Zone change approved for townhouses on Old Shakertown Road
A medium-density townhouse project on Old Shakertown Road can move forward after gaining approval from the Danville-Boyle County Planning and Zoning Commission Wednesday morning. But the project will be limited in the total number of units it can put on the approximately 4-acre tract.
The P&Z Commission approved a zone change for the land from agricultural and residential to multi-family 7-0, with Commissioner Mary Beth Touchstone abstaining.
The applicant, Old Shakertown LLC, first approached P&Z in January, asking for an amendment to the future land-use map and a zone change. P&Z granted the FLUM amendment and altered the planned use of the property to “medium-density residential.” But it tabled the zone change until Old Shakertown LLC could come back with a traffic study showing whether or not the development would affect traffic congestion in the area.
On Wednesday, engineer Luther Galloway, a former Danville city engineer, told commissioners he had completed the traffic study for the developer and determined that the only impact to traffic flow would be at the intersection of Third Street/Ky. 33 and Lexington Avenue — a traffic light well-known for causing cars to back up in all directions.
If Old Shakertown built 62 units on its 4-acre tract, at the busiest time of day for traffic there (8 a.m.), it would add no more than one vehicle per traffic light cycle, Galloway said.
“That really won’t affect the level of service,” he said.
Joe Gay, a member of Old Shakertown LLC, agreed to three new conditions proposed by P&Z members during the meeting. Originally, Old Shakertown LLC had proposed building as many as 67 units. The conceptual plan presented Wednesday was for 62 units, but Galloway also provided an alternate conceptual plan with 51 units. Gay agreed to a condition on the zone change that no more than 51 would be built.
Gay also agreed that any units built facing Old Shakertown Road would be built with their fronts toward the road, not their backs. And he agreed that Old Shakertown LLC would provide “adequate” guest parking inside the development.
Six people testified during the portion of the public hearing reserved for those “against” the zone change, including Tim Kitts, the director of Danville’s Housing Authority.
The Housing Authority runs a moderate-density neighborhood of Section 8 housing, Nichols Terrace, adjacent to the land Old Shakertown LLC is planning to develop.
Kitts said his concern comes from looking at the development from a “family point of view,” because there aren’t plans for a playground or much public green space.
“If I move into this area of one-bedroom, two-bedroom units, where are my kids going to go?” Kitts asked. “… There’s nowhere for them to play except in the driveways.”
Kitts said he thinks around 30-40 units would be a good number because it would allow for more recreational space.

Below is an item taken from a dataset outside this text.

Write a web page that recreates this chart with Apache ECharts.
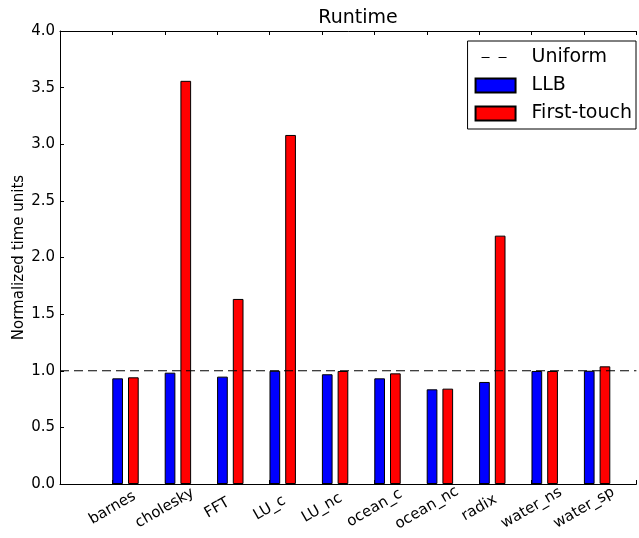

Old Shakertown LLC’s conceptual plans do include the possibility of maintaining a house currently on the property as a clubhouse or some sort of shared neighborhood space, but that plan is not guaranteed to happen.
Others opposed had objections including:
- despite the traffic study, they fear the development will create more wrecks at the bottom of the hill on Ky. 33, where Old Shakertown Road intersects;
- the development could add to the area’s already existing problems of flooding and trash in the waterways; and
- the development would price out people living on small incomes.
Before the P&Z Commission voted to approve the zone change, Chair Jerry Leber noted the commission has nothing to do with setting rental fees or costs.
“That is a business risk the developer takes,” he said. “If they want to charge $2,000 a month or $200 a month, that’s obviously their choice. We have no interest in that whatsoever.”
Old Shakertown LLC must still return to P&Z with a site development plan that lays out more specifically what it intends to build before it can begin construction.